The idea that there is a limited pool of jobs and they are filled in an orderly manner by those most qualified is surely a fallacy. There is a reason it is called the labour ‘market’. It is a supply and demand business, dictated by geography and fickleness on both sides. The Government have reported that social mobility has stagnated for the last forty years. While there are now a higher percentage of women in the workplace, isn’t it more reasonable to assume that the trend coinciding with the past forty years is not gender equality in the workplace, but the decline of manufacturing jobs - the previous training ground for future managers from working class backgrounds? The supply-side dynamics of the labour market has undergone huge change in the UK in the last forty-years, while the demand-side has not changed significantly enough. Those who find they can acquire the new skills required have succeeded while the rest of the workers remain sluggish.
Willets’ argument, at this point, still sounds plausible. He says the higher number of women attending university has taken places from working class men and therefore access to the education route to social mobility has been reduced, therefore working class men are less prepared for shifts in the labour market. However, the dramatic increase in the number of university places in general and the increase in the proportion of the general population attending have also risen. According to this BBC article in response to Willets’ comments, in the early 1960’s, only about one in twenty people went university, as opposed to 45% now, so access to education at the university level is not the problem.
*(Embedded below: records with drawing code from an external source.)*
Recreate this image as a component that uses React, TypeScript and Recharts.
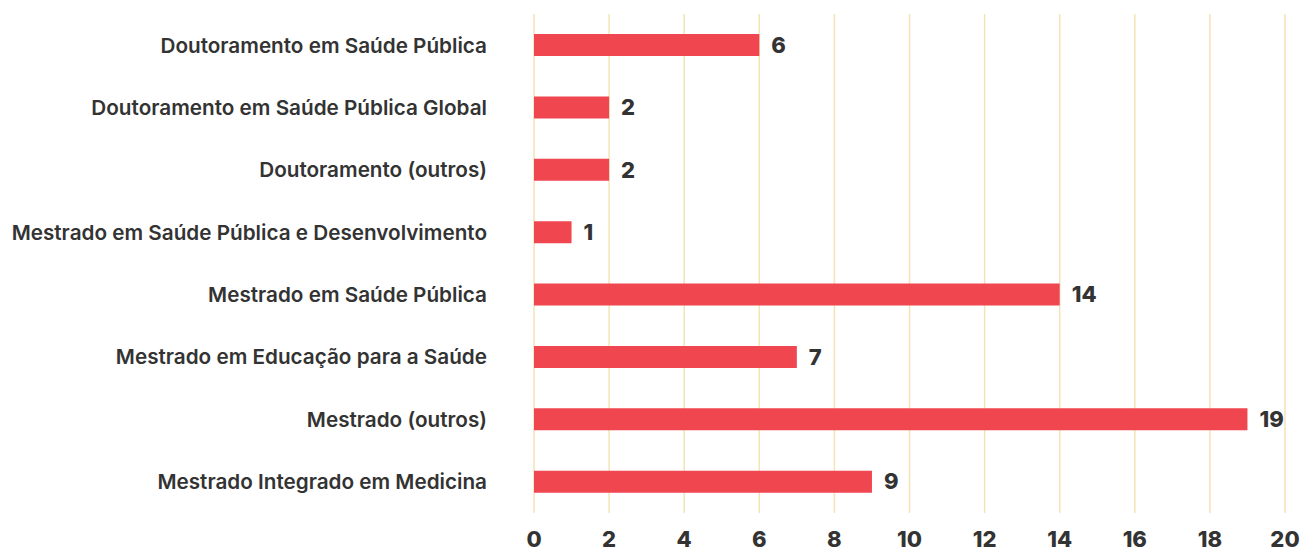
import { BarChart, Bar, XAxis, YAxis, CartesianGrid, LabelList } from 'recharts'

const categories = [
  'Doutoramento em Saúde Pública',
  'Doutoramento em Saúde Pública Global',
  'Doutoramento (outros)',
  'Mestrado em Saúde Pública e Desenvolvimento',
  'Mestrado em Saúde Pública',
  'Mestrado em Educação para a Saúde',
  'Mestrado (outros)',
  'Mestrado Integrado em Medicina',
]
const values = [6, 2, 2, 1, 14, 7, 19, 9]
const xTicks = [0, 2, 4, 6, 8, 10, 12, 14, 16, 18, 20]

const data = categories.map((name, i) => ({ name, value: values[i] }))

const TEXT = '#333333'
const FONT = 'Inter, "Noto Sans", sans-serif'

export default function App() {
  return (
    <div style={{ position: 'absolute', left: 0, top: 0, fontFamily: FONT }}>
      <BarChart
        width={1306}
        height={548}
        data={data}
        layout="vertical"
        margin={{ top: 14, right: 21, bottom: 0, left: 0 }}
      >
        <CartesianGrid horizontal={false} stroke="#F3E3B6" strokeWidth={1.5} />
        <XAxis
          type="number"
          domain={[0, 20]}
          ticks={xTicks}
          axisLine={false}
          tickLine={false}
          tickSize={0}
          tickMargin={18}
          height={35}
          interval={0}
          tick={{ fill: TEXT, fontSize: 22, fontWeight: 800, fontFamily: FONT }}
        />
        <YAxis
          type="category"
          dataKey="name"
          width={534}
          axisLine={false}
          tickLine={false}
          tickSize={0}
          tickMargin={47}
          interval={0}
          tick={{ fill: TEXT, fontSize: 20.7, fontWeight: 600, fontFamily: FONT }}
        />
        <Bar dataKey="value" fill="#EF4650" barSize={22} isAnimationActive={false}>
          <LabelList
            dataKey="value"
            position="right"
            offset={12}
            style={{ fill: TEXT, fontSize: 22, fontWeight: 800, fontFamily: FONT }}
          />
        </Bar>
      </BarChart>
    </div>
  )
}
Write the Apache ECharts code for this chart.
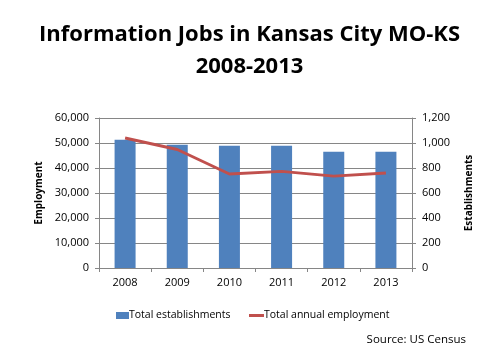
<!DOCTYPE html>
<html><head><meta charset="utf-8">
<script src="https://cdn.jsdelivr.net/npm/echarts@6/dist/echarts.min.js"></script>
<style>html,body{margin:0;padding:0;background:#fff}#c{width:499px;height:355px}</style>
</head><body><div id="c"></div>
<script>
const categories = ['2008','2009','2010','2011','2012','2013'];
const barValues = [51300, 49300, 48900, 48900, 46500, 46500];
const lineValues = [1040, 948, 752, 773, 735, 760];
const leftTicks = [0, 10000, 20000, 30000, 40000, 50000, 60000];
const rightTicks = [0, 200, 400, 600, 800, 1000, 1200];

const chart = echarts.init(document.getElementById('c'));
const fmt = v => v.toLocaleString('en-US');
const F = 'Open Sans';
const legendText = {fontFamily: F, fontSize: 10.5, color: '#000', padding: [0,0,0,-5]};
chart.setOption({
  animation: false,
  title: [
    {text: 'Information Jobs in Kansas City MO-KS\n2008-2013', left: 'center', top: 14,
     textStyle: {fontFamily: F, fontWeight: 'bold', fontSize: 22, lineHeight: 32, color: '#000'}},
    {text: 'Source: US Census', right: 28, top: 329,
     textStyle: {fontFamily: F, fontWeight: 'normal', fontSize: 11.5, color: '#000'}}
  ],
  grid: {left: 99, right: 87, top: 118, bottom: 87, containLabel: false},
  legend: [
    {top: 305, left: 111, itemWidth: 13, itemHeight: 7, icon: 'rect',
     textStyle: legendText, data: ['Total establishments']},
    {top: 305, left: 244, itemWidth: 15, itemHeight: 3, icon: 'rect',
     textStyle: legendText, data: ['Total annual employment']}
  ],
  xAxis: {
    type: 'category', data: categories,
    axisLine: {lineStyle: {color: '#868686'}},
    axisTick: {show: true, length: 4, lineStyle: {color: '#868686'}},
    axisLabel: {fontFamily: F, fontSize: 11, color: '#000', margin: 9}
  },
  yAxis: [
    {type: 'value', min: leftTicks[0], max: leftTicks[leftTicks.length-1], interval: 10000,
     name: 'Employment', nameLocation: 'middle', nameGap: 53, nameRotate: 90,
     nameTextStyle: {fontFamily: F, fontWeight: 'bold', fontSize: 10, color: '#000'},
     axisLine: {show: true, lineStyle: {color: '#868686'}},
     axisTick: {show: true, length: 4, lineStyle: {color: '#868686'}},
     splitLine: {lineStyle: {color: '#868686'}},
     axisLabel: {fontFamily: F, fontSize: 11, color: '#000', margin: 10, formatter: fmt}},
    {type: 'value', min: rightTicks[0], max: rightTicks[rightTicks.length-1], interval: 200,
     name: 'Establishments', nameLocation: 'middle', nameGap: 52, nameRotate: 90,
     nameTextStyle: {fontFamily: F, fontWeight: 'bold', fontSize: 10, color: '#000'},
     axisLine: {show: true, lineStyle: {color: '#868686'}},
     axisTick: {show: true, length: 4, lineStyle: {color: '#868686'}},
     splitLine: {show: false},
     axisLabel: {fontFamily: F, fontSize: 11, color: '#000', margin: 10, formatter: fmt}}
  ],
  series: [
    {name: 'Total establishments', type: 'bar', yAxisIndex: 0, data: barValues,
     barWidth: 21, itemStyle: {color: '#4F81BD'}},
    {name: 'Total annual employment', type: 'line', yAxisIndex: 1, data: lineValues,
     symbol: 'none', lineStyle: {color: '#C0504D', width: 3}, itemStyle: {color: '#C0504D'}}
  ]
});
</script></body></html>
The core of the fallacy, however, the part that is so hard to wrap you head around, is that the number of jobs available is not fixed. To take an example, greater equality has created new markets for new products which would not have been produced, bought or sold without independently wealthy women. A women who is dependent on her husband or partner for income is unlikely to treat the amount of her income as disposable as most women do today. Magazines, cosmetics and fashion are big winners, creating more jobs to meet the demand from female consumers. Also, regardless of gender, more workers mean more consumers in general, leading to growth in consumer-led areas of the economy, leading to more jobs. Having one extra person in the economy, working, spending and paying tax will contribute a portion towards the creation of another job.
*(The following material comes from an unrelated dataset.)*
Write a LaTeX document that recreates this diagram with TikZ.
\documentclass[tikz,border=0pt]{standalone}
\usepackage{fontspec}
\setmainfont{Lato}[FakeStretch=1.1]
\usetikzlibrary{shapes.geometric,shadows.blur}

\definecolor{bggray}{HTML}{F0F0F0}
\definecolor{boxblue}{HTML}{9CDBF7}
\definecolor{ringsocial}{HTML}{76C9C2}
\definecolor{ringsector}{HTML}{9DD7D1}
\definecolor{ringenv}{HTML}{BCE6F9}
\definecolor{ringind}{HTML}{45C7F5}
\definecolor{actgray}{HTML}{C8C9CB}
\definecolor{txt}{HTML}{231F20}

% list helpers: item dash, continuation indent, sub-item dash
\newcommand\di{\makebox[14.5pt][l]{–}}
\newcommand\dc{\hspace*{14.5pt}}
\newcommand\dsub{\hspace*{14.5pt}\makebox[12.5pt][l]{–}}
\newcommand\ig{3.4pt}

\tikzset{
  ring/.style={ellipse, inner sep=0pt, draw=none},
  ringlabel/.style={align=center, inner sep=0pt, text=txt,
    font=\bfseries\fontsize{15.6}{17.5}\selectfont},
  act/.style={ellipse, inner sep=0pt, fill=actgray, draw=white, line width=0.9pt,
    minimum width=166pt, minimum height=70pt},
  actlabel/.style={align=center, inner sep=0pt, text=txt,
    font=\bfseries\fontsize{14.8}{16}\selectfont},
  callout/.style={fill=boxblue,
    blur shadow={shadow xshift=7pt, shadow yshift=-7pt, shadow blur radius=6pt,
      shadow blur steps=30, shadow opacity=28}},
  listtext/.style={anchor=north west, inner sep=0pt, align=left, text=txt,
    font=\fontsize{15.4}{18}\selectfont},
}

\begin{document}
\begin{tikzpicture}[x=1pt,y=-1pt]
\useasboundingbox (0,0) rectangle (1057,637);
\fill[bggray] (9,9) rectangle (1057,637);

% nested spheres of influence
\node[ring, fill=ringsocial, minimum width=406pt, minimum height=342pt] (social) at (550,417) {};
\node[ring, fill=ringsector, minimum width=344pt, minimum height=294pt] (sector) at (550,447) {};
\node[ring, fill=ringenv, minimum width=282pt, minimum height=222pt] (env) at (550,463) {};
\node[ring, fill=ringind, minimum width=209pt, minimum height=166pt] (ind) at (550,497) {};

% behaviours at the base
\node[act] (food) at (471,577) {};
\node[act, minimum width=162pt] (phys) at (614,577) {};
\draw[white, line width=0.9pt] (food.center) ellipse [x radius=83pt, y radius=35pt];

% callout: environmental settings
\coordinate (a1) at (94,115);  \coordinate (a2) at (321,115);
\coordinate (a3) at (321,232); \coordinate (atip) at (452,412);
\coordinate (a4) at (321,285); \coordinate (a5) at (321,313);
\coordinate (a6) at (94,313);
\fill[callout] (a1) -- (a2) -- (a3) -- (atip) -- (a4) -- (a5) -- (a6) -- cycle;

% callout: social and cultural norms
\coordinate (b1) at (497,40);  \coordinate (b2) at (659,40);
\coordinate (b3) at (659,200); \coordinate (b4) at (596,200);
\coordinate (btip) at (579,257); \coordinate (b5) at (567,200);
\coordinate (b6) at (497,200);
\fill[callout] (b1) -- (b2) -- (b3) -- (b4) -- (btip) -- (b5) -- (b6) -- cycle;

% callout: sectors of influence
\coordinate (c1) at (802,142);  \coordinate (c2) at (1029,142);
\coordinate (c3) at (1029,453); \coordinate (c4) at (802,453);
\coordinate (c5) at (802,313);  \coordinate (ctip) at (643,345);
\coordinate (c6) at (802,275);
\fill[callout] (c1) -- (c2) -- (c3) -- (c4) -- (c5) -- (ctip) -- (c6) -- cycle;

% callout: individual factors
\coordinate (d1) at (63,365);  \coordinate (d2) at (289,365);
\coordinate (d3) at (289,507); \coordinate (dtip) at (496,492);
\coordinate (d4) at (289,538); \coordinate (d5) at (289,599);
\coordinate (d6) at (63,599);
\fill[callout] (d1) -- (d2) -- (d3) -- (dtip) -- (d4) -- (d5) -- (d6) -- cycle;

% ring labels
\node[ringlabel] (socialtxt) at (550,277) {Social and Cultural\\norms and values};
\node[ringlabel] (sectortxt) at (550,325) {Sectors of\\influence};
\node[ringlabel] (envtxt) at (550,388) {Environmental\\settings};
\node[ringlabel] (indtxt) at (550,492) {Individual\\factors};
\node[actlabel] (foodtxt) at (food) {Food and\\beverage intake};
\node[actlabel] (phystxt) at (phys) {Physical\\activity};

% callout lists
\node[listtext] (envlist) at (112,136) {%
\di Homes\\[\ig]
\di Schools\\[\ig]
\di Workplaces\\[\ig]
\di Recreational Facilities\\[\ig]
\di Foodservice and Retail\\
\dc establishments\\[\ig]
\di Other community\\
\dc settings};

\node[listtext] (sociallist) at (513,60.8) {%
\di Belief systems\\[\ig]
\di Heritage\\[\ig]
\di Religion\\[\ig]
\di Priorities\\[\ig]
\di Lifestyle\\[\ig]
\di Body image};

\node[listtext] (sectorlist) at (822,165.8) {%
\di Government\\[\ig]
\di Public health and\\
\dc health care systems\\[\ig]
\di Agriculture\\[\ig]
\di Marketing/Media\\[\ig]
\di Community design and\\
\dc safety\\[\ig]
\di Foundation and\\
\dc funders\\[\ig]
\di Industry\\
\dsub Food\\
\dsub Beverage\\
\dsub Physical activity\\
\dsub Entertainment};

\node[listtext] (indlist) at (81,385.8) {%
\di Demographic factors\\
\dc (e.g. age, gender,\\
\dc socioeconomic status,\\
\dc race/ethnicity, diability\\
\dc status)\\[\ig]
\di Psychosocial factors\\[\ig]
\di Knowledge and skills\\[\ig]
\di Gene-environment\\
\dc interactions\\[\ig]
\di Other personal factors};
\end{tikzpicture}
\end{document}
This became clear to me this morning after reading an article in the Economist about retirement ages, as the lump of labour fallacy plays a part also in the fears that older people working until they are older will take jobs that should go to younger people. In this case as well, older people staying in work longer simply mean they are contributing to the labour market for longer and, as the pension crisis looms, they will be propping up an economy at risk of stagnating under the pension burden.
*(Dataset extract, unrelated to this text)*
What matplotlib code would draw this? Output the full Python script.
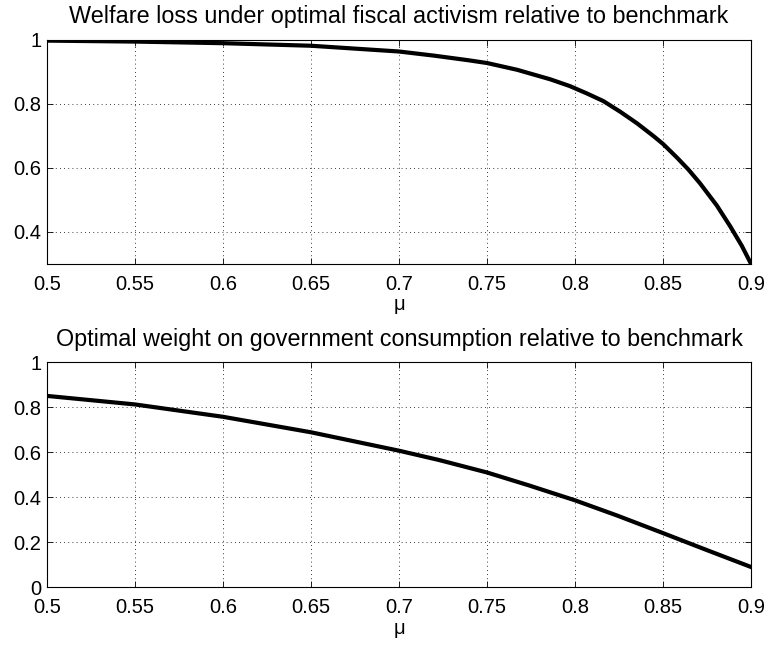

The same fallacy is at the root of many populist policy mistakes in the area of immigration, as well. Immigrants do not come and ‘take our jobs’. In most cases, they do the opposite. They enable the economy to grow by contributing to it. In some cases the argument for immigration is simplistic: immigrants will take jobs where supply (the number of jobs) far exceeds demand (for employment in that sector). This applies also to women in some cases (women are overrepresented in many unskilled occupations). But even if a skilled immigrant arrives and takes a job which many citizens could have taken, they are still contributing to the creation of similar jobs, which otherwise may not have been created at all.
Labour market economics is not an exact science, so it is impossible to say exactly what the employment situation would look like had women not increased their prominence in the workplace. But because the economics isn’t an exact science, it is important to keep in mind that the labour market is fluid, it is always changing and job creation is supported by areas of economic growth, which are, in turn, supported by workers in jobs. I don’t have the solution to social mobility for working class men, but I don’t doubt that women in the workforce have contributed more than they have taken from the system.